Let’s break them down.

 

Stage A — The Approach

This is when the wave is still forming and moving toward you. It’s not steep yet, but it’s starting to show shape and direction.
This is the moment you should be looking early, turning your board, and beginning to paddle if you think the wave has potential.

Why Stage A matters:

  • You need to start paddling here to create speed.
  • It gives you time to position yourself correctly.
  • It’s where most beginners miss the wave — simply because they react too late.

Good surfers aren’t stronger… they just start earlier.

Stage B — The Lip

This is where the wave pitches and begins to break — the steepest, most powerful moment.
Your pop-up should happend a little bit before this stage, because at this stage, the wave is very steep and the take off will be really hard. 

Why Stage B matters:

  • Pop up too late, and you’ll get thrown over the lip.
  • We use this part of the wave to make advance maneuvers. 

Stage C — The Whitewater

Once the wave breaks, all that clean energy turns into turbulent whitewater.
Still powerful — but no longer offering the same shape or speed.

Stage C is useful for learning stability, pop-ups, and correcting mistakes, but it’s not where you want to take off if you’re working toward riding green waves.

Why Stage C matters:

  • It helps beginners build confidence.
  • It teaches you how to handle energy and balance.
  • But it’s not a substitute for learning to catch unbroken waves.

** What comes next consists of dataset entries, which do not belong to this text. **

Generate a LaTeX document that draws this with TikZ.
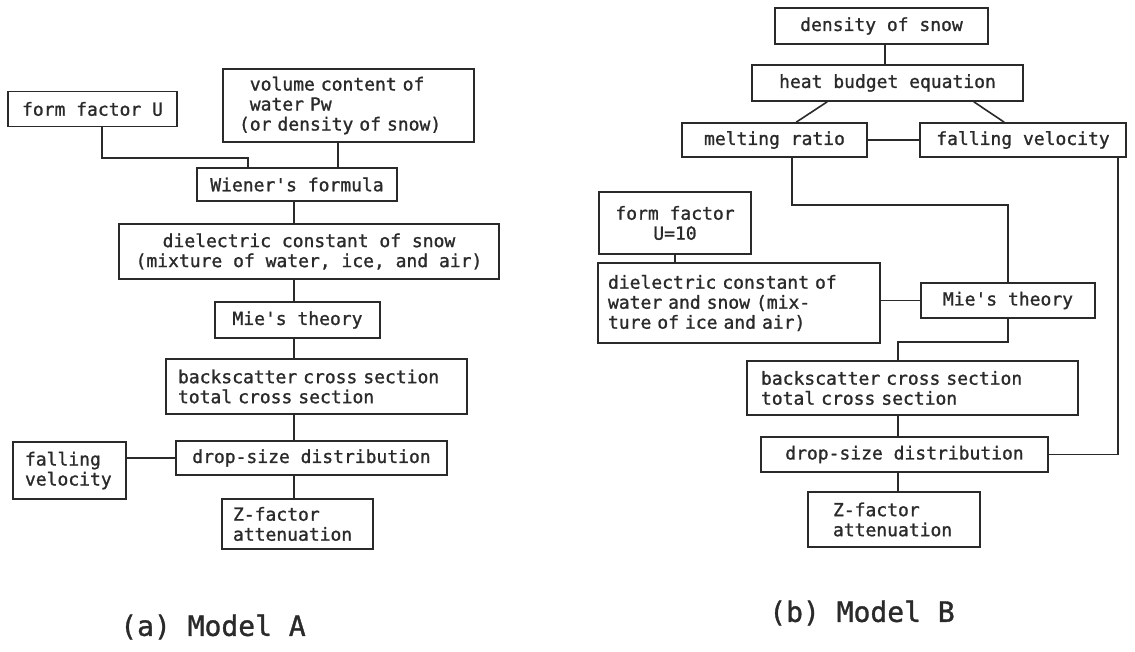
\documentclass[tikz,border=0pt]{standalone}
\usepackage{fontspec}
\setmonofont{DejaVu Sans Mono}[FakeBold=1.2, WordSpace={1,0,0}]
\usetikzlibrary{calc}
\definecolor{ink}{HTML}{2A2A2A}
\newcommand\boxfont{\ttfamily\fontsize{18}{20}\selectfont}
\newcommand\capfont{\ttfamily\fontsize{28}{30}\selectfont}
\begin{document}
\begin{tikzpicture}[x=1pt,y=-1pt,
  box/.style={draw=ink, line width=1.6pt, inner sep=0pt, font=\boxfont, text=ink, align=center},
  lbox/.style={box, align=left},
  wire/.style={draw=ink, line width=1.6pt},
  captxt/.style={font=\capfont, text=ink, inner sep=0pt}]
\useasboundingbox (0,0) rectangle (1135,652);
% ---------------- Model A ----------------
\node[box, minimum width=169pt, minimum height=35pt] (fU) at (92.5,109) {form factor U};
\node[lbox, text width=219pt, inner xsep=16pt, minimum height=73pt] (vol) at (348.5,105.5)
  {\phantom{(}volume content of\\\phantom{(}water Pw\\(or density of snow)};
\node[box, minimum width=200pt, minimum height=33pt] (wien) at (297,184.5) {Wiener's formula};
\node[box, minimum width=380pt, minimum height=55pt] (dielA) at (309,251.5)
  {dielectric constant of snow\\(mixture of water, ice, and air)};
\node[box, minimum width=165pt, minimum height=36pt] (mieA) at (297.5,320) {Mie's theory};
\node[lbox, text width=277pt, inner xsep=12pt, minimum height=55pt] (bsA) at (316.5,386.5)
  {backscatter cross section\\total cross section};
\node[box, minimum width=271pt, minimum height=34pt] (dsA) at (311.5,458) {drop-size distribution};
\node[lbox, text width=89pt, inner xsep=12pt, minimum height=57pt] (fvA) at (69.5,470.5)
  {falling\\velocity};
\node[lbox, text width=129pt, inner xsep=11pt, minimum height=50pt] (zA) at (297.5,524)
  {Z-factor\\attenuation};
\node[captxt] (capA) at (213,627) {(a) Model A};
% connectors A
\coordinate (fUbend) at (248,158);
\coordinate (vw) at (338,0);
\coordinate (sA) at (294,0);
\draw[wire] ([xshift=9.5pt]fU.south) |- (fUbend) -- (fUbend |- wien.north);
\draw[wire] (vw |- vol.south) -- (vw |- wien.north);
\draw[wire] (sA |- wien.south) -- (sA |- dielA.north);
\draw[wire] (sA |- dielA.south) -- (sA |- mieA.north);
\draw[wire] (sA |- mieA.south) -- (sA |- bsA.north);
\draw[wire] (sA |- bsA.south) -- (sA |- dsA.north);
\draw[wire] (sA |- dsA.south) -- (sA |- zA.north);
\draw[wire] (dsA.west) -- (dsA.west -| fvA.east);
% ---------------- Model B ----------------
\node[box, minimum width=213pt, minimum height=36pt] (dens) at (881.5,26) {density of snow};
\node[box, minimum width=271pt, minimum height=36pt] (heat) at (887.5,83) {heat budget equation};
\node[box, minimum width=185pt, minimum height=34pt] (melt) at (774.5,140) {melting ratio};
\node[box, minimum width=206pt, minimum height=34pt] (fvB) at (1023,140) {falling velocity};
\node[box, minimum width=152pt, minimum height=62pt] (fUB) at (675,223) {form factor\\U=10};
\node[lbox, text width=262pt, inner xsep=10pt, minimum height=80pt] (dielB) at (739,303)
  {dielectric constant of\\water and snow (mix-\\ture of ice and air)};
\node[box, minimum width=174pt, minimum height=35pt] (mieB) at (1008,300.5) {Mie's theory};
\node[lbox, text width=303pt, inner xsep=14pt, minimum height=54pt] (bsB) at (912.5,388)
  {backscatter cross section\\total cross section};
\node[box, minimum width=287pt, minimum height=35pt] (dsB) at (904.5,454.5) {drop-size distribution};
\node[lbox, text width=122pt, inner xsep=25pt, minimum height=55pt] (zB) at (894,519.5)
  {Z-factor\\attenuation};
\node[captxt] (capB) at (862,613) {(b) Model B};
% connectors B
\coordinate (dx) at (885,0);
\coordinate (mb) at (1008,205);
\coordinate (mbs) at (898,342);
\coordinate (fvx) at (1118,0);
\draw[wire] (dx |- dens.south) -- (dx |- heat.north);
\draw[wire] ([xshift=76pt]heat.south west) -- ([xshift=115pt]melt.north west);
\draw[wire] ([xshift=-50pt]heat.south east) -- ([xshift=85pt]fvB.north west);
\draw[wire] (melt.east) -- (fvB.west);
\draw[wire] ([xshift=17.5pt]melt.south) |- (mb) -- (mb |- mieB.north);
\draw[wire] (fUB.south) -- (fUB.south |- dielB.north);
\draw[wire] (mieB.west) -- (mieB.west -| dielB.east);
\draw[wire] (mieB.south) |- (mbs) -- (mbs |- bsB.north);
\draw[wire] (mbs |- bsB.south) -- (mbs |- dsB.north);
\draw[wire] (mbs |- dsB.south) -- (mbs |- zB.north);
\draw[wire] (fvx |- fvB.south) |- (dsB.east);
\end{tikzpicture}
\end{document}
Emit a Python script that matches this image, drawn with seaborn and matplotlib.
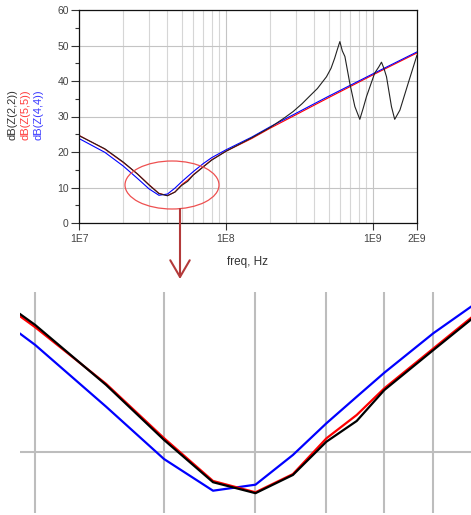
import numpy as np
import pandas as pd
import matplotlib
matplotlib.use('Agg')
import matplotlib.pyplot as plt
import seaborn as sns
from matplotlib.patches import Ellipse
from matplotlib.ticker import FixedLocator, MultipleLocator, NullLocator, LogLocator

sns.set_style('white')
plt.rcParams['font.family'] = ['Liberation Sans', 'DejaVu Sans']

# low band, shared sweep points
freq_lo = [1.0e7, 1.5e7, 2.0e7, 2.5e7, 3.0e7, 3.5e7, 4.0e7, 4.5e7, 5.0e7, 5.5e7, 6.0e7, 7.0e7, 8.0e7, 1.0e8]
z22_lo = [24.6, 20.9, 17.18, 13.79, 10.68, 8.29, 7.67, 8.70, 10.58, 11.75, 13.50, 15.76, 17.7, 20.2]
z55_lo = [24.7, 20.8, 17.05, 13.85, 10.78, 8.36, 7.72, 8.75, 10.77, 12.09, 13.60, 15.85, 17.8, 20.2]
z44_lo = [23.8, 19.9, 16.05, 12.56, 9.60, 7.81, 8.15, 9.83, 11.62, 13.12, 14.48, 16.71, 18.4, 20.6]

# high band
freq_hi = [1.5e8, 2.0e8, 3.0e8, 5.0e8, 1.0e9, 2.0e9]
z55_hi = [23.8, 26.7, 30.5, 35.3, 41.7, 47.9]
z44_hi = [24.2, 27.1, 30.9, 35.7, 42.0, 48.2]

freq_z22_hi = [1.5e8, 2.0e8, 2.5e8, 2.87e8, 3.3e8, 3.73e8, 4.2e8, 4.84e8, 5.2e8, 5.5e8, 5.75e8,
               5.97e8, 6.2e8, 6.46e8, 6.98e8, 7.55e8, 8.16e8, 8.6e8, 9.06e8, 1.03e9, 1.1e9,
               1.146e9, 1.19e9, 1.24e9, 1.34e9, 1.41e9, 1.53e9, 1.74e9, 2.0e9]
z22_hi = [24.0, 26.9, 29.6, 31.4, 33.6, 35.8, 37.9, 41.2, 43.6, 46.4, 49.0,
          51.1, 48.5, 46.9, 39.3, 32.8, 29.2, 32.3, 35.6, 42.2, 44.0,
          45.3, 43.6, 41.2, 32.8, 29.2, 31.8, 39.3, 47.3]

xticks = [1e7, 1e8, 1e9, 2e9]
xticklabels = ['1E7', '1E8', '1E9', '2E9']
zoom_grid_x = [2e7, 3e7, 4e7, 5e7, 6e7, 7e7]

df22 = pd.DataFrame({'freq': freq_lo + freq_z22_hi, 'dB': z22_lo + z22_hi})
df55 = pd.DataFrame({'freq': freq_lo + freq_hi, 'dB': z55_lo + z55_hi})
df44 = pd.DataFrame({'freq': freq_lo + freq_hi, 'dB': z44_lo + z44_hi})

fig = plt.figure(figsize=(4.71, 5.15), dpi=100)

# main plot
ax = fig.add_axes([79/471, 1 - 223/515, 338/471, 213/515])
sns.lineplot(data=df55, x='freq', y='dB', ax=ax, color='#ff0000', lw=0.8)
sns.lineplot(data=df44, x='freq', y='dB', ax=ax, color='#0000ff', lw=0.8)
sns.lineplot(data=df22, x='freq', y='dB', ax=ax, color='#222222', lw=0.8)
ax.set_xscale('log')
ax.set_xlim(1e7, 2e9)
ax.set_ylim(0, 60)
ax.xaxis.set_major_locator(FixedLocator(xticks))
ax.set_xticklabels(xticklabels)
ax.xaxis.set_minor_locator(LogLocator(base=10, subs=np.arange(2, 10)))
ax.yaxis.set_major_locator(MultipleLocator(10))
ax.yaxis.set_minor_locator(MultipleLocator(5))
ax.tick_params(axis='x', which='major', length=5, width=0.8, color='#333333', labelsize=7.5,
               labelcolor='#444444', pad=3, bottom=True)
ax.tick_params(axis='x', which='minor', length=0, labelbottom=False)
ax.tick_params(axis='y', which='major', length=5.8, width=0.8, color='#333333', labelsize=7.5,
               labelcolor='#444444', pad=1.5, left=True)
ax.tick_params(axis='y', which='minor', length=2.9, width=0.8, color='#333333', left=True)
ax.grid(which='major', axis='both', color='#c4c4c4', lw=0.8)
ax.xaxis.grid(True, which='minor', color='#d6d6d6', lw=0.8)
ax.set_axisbelow(True)
for s in ax.spines.values():
    s.set_color('#111111')
    s.set_linewidth(0.9)
ax.set_ylabel('')
ax.set_xlabel('freq, Hz', fontsize=8.5, color='#333333', va='center')
ax.xaxis.set_label_coords(0.5, -39/213)

fig.text(13/471, 1 - 115/515, 'dB(Z(2,2))', rotation=90, ha='center', va='center', fontsize=8, color='#333333')
fig.text(25.5/471, 1 - 115/515, 'dB(Z(5,5))', rotation=90, ha='center', va='center', fontsize=8, color='#ff3b3b')
fig.text(38/471, 1 - 115/515, 'dB(Z(4,4))', rotation=90, ha='center', va='center', fontsize=8, color='#3b3bff')

# zoomed panel
bx = fig.add_axes([20/471, 2/515, 451/471, 221/515])
sns.lineplot(data=df44, x='freq', y='dB', ax=bx, color='#0000ff', lw=1.6)
sns.lineplot(data=df55, x='freq', y='dB', ax=bx, color='#ff0000', lw=1.6)
sns.lineplot(data=df22, x='freq', y='dB', ax=bx, color='#000000', lw=1.6)
bx.set_xscale('log')
bx.set_xlim(1.907e7, 7.88e7)
bx.set_ylim(6.55, 19.04)
bx.xaxis.set_major_locator(FixedLocator(zoom_grid_x))
bx.xaxis.set_minor_locator(NullLocator())
bx.yaxis.set_major_locator(FixedLocator([10]))
bx.tick_params(which='both', length=0, labelbottom=False, labelleft=False)
bx.grid(True, color='#bdbdbd', lw=1.5)
bx.set_axisbelow(True)
for s in bx.spines.values():
    s.set_visible(False)
bx.set_xlabel('')
bx.set_ylabel('')
bx.patch.set_alpha(0)

# ellipse + arrow overlay
ov = fig.add_axes([0, 0, 1, 1])
ov.set_xlim(0, 471)
ov.set_ylim(515, 0)
ov.axis('off')
ov.patch.set_alpha(0)
ov.add_patch(Ellipse((172, 185), 94, 48, fill=False, ec='#ee5050', lw=0.9))
ov.annotate('', xy=(180, 279), xytext=(180, 209),
            arrowprops=dict(arrowstyle='->,head_length=1.2,head_width=0.7', color='#b33a3a',
                            lw=1.5, shrinkA=0, shrinkB=0))

fig.savefig('out.png', dpi=100)
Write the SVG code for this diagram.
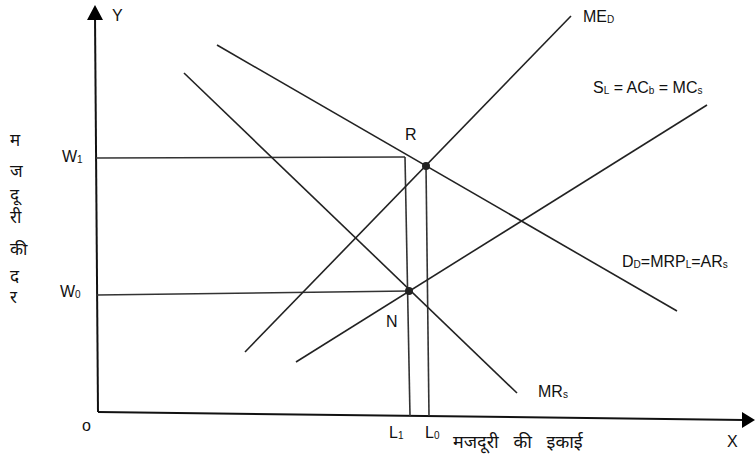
<svg xmlns="http://www.w3.org/2000/svg" width="755" height="459" viewBox="0 0 755 459">
<style>
.ax{stroke:#111;stroke-width:2;fill:none}
.cv{stroke:#222;stroke-width:1.6;fill:none}
.dr{stroke:#333;stroke-width:1.6;fill:none}
.t{font-family:"Liberation Sans",Arial,sans-serif;font-size:16px;fill:#111}
.s{font-size:10px}
.h{font-family:"Noto Sans","Noto Sans Devanagari","Lohit Devanagari",sans-serif;font-size:17px;fill:#111}
</style>
<rect width="755" height="459" fill="#fff"/>
<g id="axes">
<line class="ax" x1="95" y1="16" x2="98" y2="412"/>
<polygon points="95,5 87,20 103,20" fill="#000"/>
<line class="ax" x1="98" y1="412" x2="744" y2="420"/>
<polygon points="755,420 742,412 742,428" fill="#000"/>
<text class="t" x="112" y="21">Y</text>
<text class="t" x="727" y="447">X</text>
<text class="t" x="82" y="431">o</text>
</g>
<g id="connectors">
<line class="dr" x1="96" y1="158" x2="405" y2="157"/>
<line class="dr" x1="97" y1="295" x2="409" y2="291"/>
<line class="dr" x1="405" y1="157" x2="410" y2="416"/>
<line class="dr" x1="426" y1="166" x2="429" y2="416"/>
<line class="cv" x1="245" y1="352" x2="571" y2="16"/>
<line class="cv" x1="296" y1="362" x2="707" y2="105"/>
<line class="cv" x1="217" y1="45" x2="677" y2="311"/>
<line class="cv" x1="184" y1="73" x2="517" y2="393"/>
</g>
<g id="R">
<circle cx="426" cy="166" r="4" fill="#222"/>
<text class="t" x="405" y="140">R</text>
</g>
<g id="N">
<circle cx="409" cy="291" r="4" fill="#222"/>
<text class="t" x="386" y="327">N</text>
</g>
<g id="labels">
<text class="t" x="62" y="162">W<tspan class="s" dy="1">1</tspan></text>
<text class="t" x="60" y="297">W<tspan class="s" dy="1">0</tspan></text>
<text class="t" x="389" y="438">L<tspan class="s" dy="1">1</tspan></text>
<text class="t" x="425" y="438">L<tspan class="s" dy="1">0</tspan></text>
<text class="t" x="583" y="22">ME<tspan class="s" dy="1">D</tspan></text>
<text class="t" x="593" y="93">S<tspan class="s" dy="1">L</tspan><tspan dy="-1"> = AC</tspan><tspan class="s" dy="1">b</tspan><tspan dy="-1"> = MC</tspan><tspan class="s" dy="1">s</tspan></text>
<text class="t" x="622" y="267">D<tspan class="s" dy="1">D</tspan><tspan dy="-1">=MRP</tspan><tspan class="s" dy="1">L</tspan><tspan dy="-1">=AR</tspan><tspan class="s" dy="1">s</tspan></text>
<text class="t" x="538" y="397">MR<tspan class="s" dy="1">s</tspan></text>
<text class="h" x="453" y="448" style="font-size:18px;word-spacing:10px">मजदूरी की इकाई</text>
<g class="h">
<text x="10" y="146">म</text>
<text x="10" y="177">ज</text>
<text x="10" y="200">दू</text>
<text x="10" y="223">री</text>
<text x="10" y="255">की</text>
<text x="10" y="282">द</text>
<text x="10" y="303">र</text>
</g>
</g>
</svg>
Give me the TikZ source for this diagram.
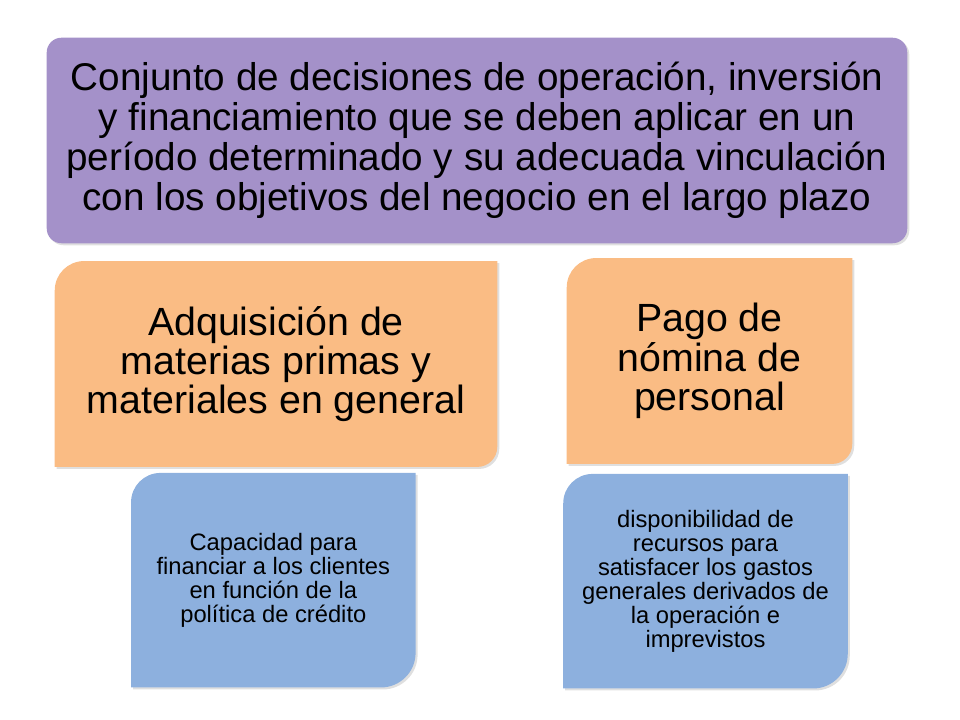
\documentclass[tikz,border=0pt]{standalone}
\usepackage{fontspec}
\setmainfont{Liberation Sans}
\usetikzlibrary{positioning,backgrounds,shadows}

\definecolor{purplebox}{RGB}{164,145,201}
\definecolor{orangebox}{RGB}{250,188,132}
\definecolor{bluebox}{RGB}{141,176,222}

% fill behind a node, round top-left and bottom-right corners only
\newcommand{\diagfill}[4]{%
  \fill[#4,box shadow] (#1.south west) -- ([yshift=-#2]#1.north west)
    arc[start angle=180,end angle=90,radius=#2] -- (#1.north east)
    -- ([yshift=#3]#1.south east) arc[start angle=0,end angle=-90,radius=#3] -- cycle;}

\begin{document}
\begin{tikzpicture}[x=0.75pt,y=0.75pt,
    box shadow/.style={drop shadow={opacity=0.25,shadow xshift=1.5pt,shadow yshift=-1.5pt}},
    base node/.style={inner sep=0pt,align=center,text=black},
    main node/.style={base node,minimum width=645pt,minimum height=153.75pt,font=\fontsize{29}{30}\selectfont},
    task node/.style={base node,minimum height=154pt,font=\fontsize{29.5}{29.5}\selectfont},
    detail node/.style={base node,minimum width=213pt,minimum height=160.5pt,font=\fontsize{17.8}{18}\selectfont}]

  \useasboundingbox (0,0) rectangle (960,720);

  \node[main node] (plan) at (477,579.5) {Conjunto de decisiones de operación, inversión\\
    y financiamiento que se deben aplicar en un\\
    período determinado y su adecuada vinculación\\
    con los objetivos del negocio en el largo plazo};

  \node[task node,minimum width=331.5pt] (compras) at (276,356) {Adquisición de\\ materias primas y\\ materiales en general};
  \node[task node,minimum width=213.75pt] (nomina) at (709.5,359) {Pago de\\ nómina de\\ personal};

  \node[detail node] (credito) [below=4.5pt of compras,xshift=-2pt] {Capacidad para\\ financiar a los clientes\\ en función de la\\ política de crédito};
  \node[detail node] (recursos) [below=7.5pt of nomina,xshift=-3pt] {disponibilidad de\\ recursos para\\ satisfacer los gastos\\ generales derivados de\\ la operación e\\ imprevistos};

  \begin{scope}[on background layer]
    \fill[purplebox,box shadow,rounded corners=11pt] (plan.south west) rectangle (plan.north east);
    \diagfill{compras}{22pt}{15pt}{orangebox}
    \diagfill{nomina}{22pt}{15pt}{orangebox}
    \diagfill{credito}{22pt}{26pt}{bluebox}
    \diagfill{recursos}{22pt}{26pt}{bluebox}
  \end{scope}

\end{tikzpicture}
\end{document}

If your goal is progression, Stage C is practice — not the destination.

How to Use This in Your Surfing

Understanding wave stages helps you anticipate better — and anticipation is everything in surfing.

Here’s what to focus on next session:

  • Spot waves early in Stage A.
  • Build speed and commit as the wave stands up.
  • Pop up right as it transitions into Stage B, but not in stage B if you don't want to wipeout (only experts).
  • Use Stage C for training.

Do this consistently, and your timing, confidence, and wave count will improve immediately.